The Mercedes-Benz R107 (produced from 1971 to 1989) is celebrated for its interchangeable hardtop and softtop systems. To secure and beautify the roof mounting points, Mercedes designed specialized chrome rosettes.

Unfortunately, the original components were manufactured from soft alloys. Decades of mounting heavy hardtops left these parts prone to structural cracks and deep scratches. Severe material pitting caused by moisture oxidation also led to permanent degradation that cannot be fixed by simple polishing. With New Old Stock (NOS) parts nearly extinct, traditional low-volume recasting is economically unviable. This scarcity left a critical gap in the classic car restoration market.
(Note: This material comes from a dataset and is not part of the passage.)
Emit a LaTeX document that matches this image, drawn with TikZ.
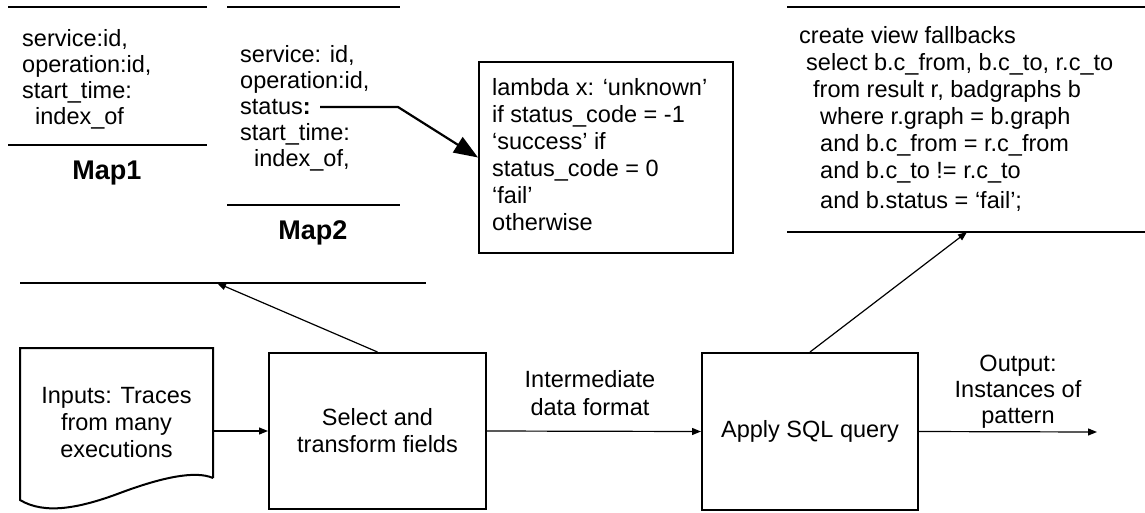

Reverse engineering and the industrial 3D printing process

To resurrect this part, the OctoClassic team combined historical craftsmanship with a highly disciplined digital workflow:

Reverse Engineering: We 3D-scanned an original component to capture its exact geometric dimensions.
CAD Optimization: The digital model was refined in CAD software to guarantee tight tolerances for a seamless OEM fit.
Slicing: The digital model was sliced into microscopic 2D layers to map the laser’s path.
LPBF Printing: Inside the MetalFAB system, a mechanism spread an ultra-thin layer of industrial metal powder, which the laser precisely melted. This cycle repeated thousands of times to build the rosette from the ground up.
Thermal Post-Processing: The finished parts underwent precise heat treatment to eliminate internal stresses, ensuring structural strength comparable to forged or CNC-machined components.

Why we chose 316L stainless steel

Selecting the correct material was paramount to outperforming the original factory alloy. We selected 316L Stainless Steel (1.4404) for its exceptional properties:

- Superior Hardness: It minimizes the risk of future scratches or dents during roof installation.
- Corrosion Resistance: It resists moisture and environmental exposure, preventing oxidation.
- Material Density: It provides an ideal, uniform base for high-end surface finishing.

By utilizing industrial-grade 316L stainless steel, we created an authentic OEM replacement part designed to outlast the vehicle itself.

Achieving the perfect mirror-finish

An industrial part cannot be placed directly onto a concours-level classic car without meticulous finishing. The raw, as-printed LPBF components feature a microscopic texture that would amplify imperfections if chromed immediately.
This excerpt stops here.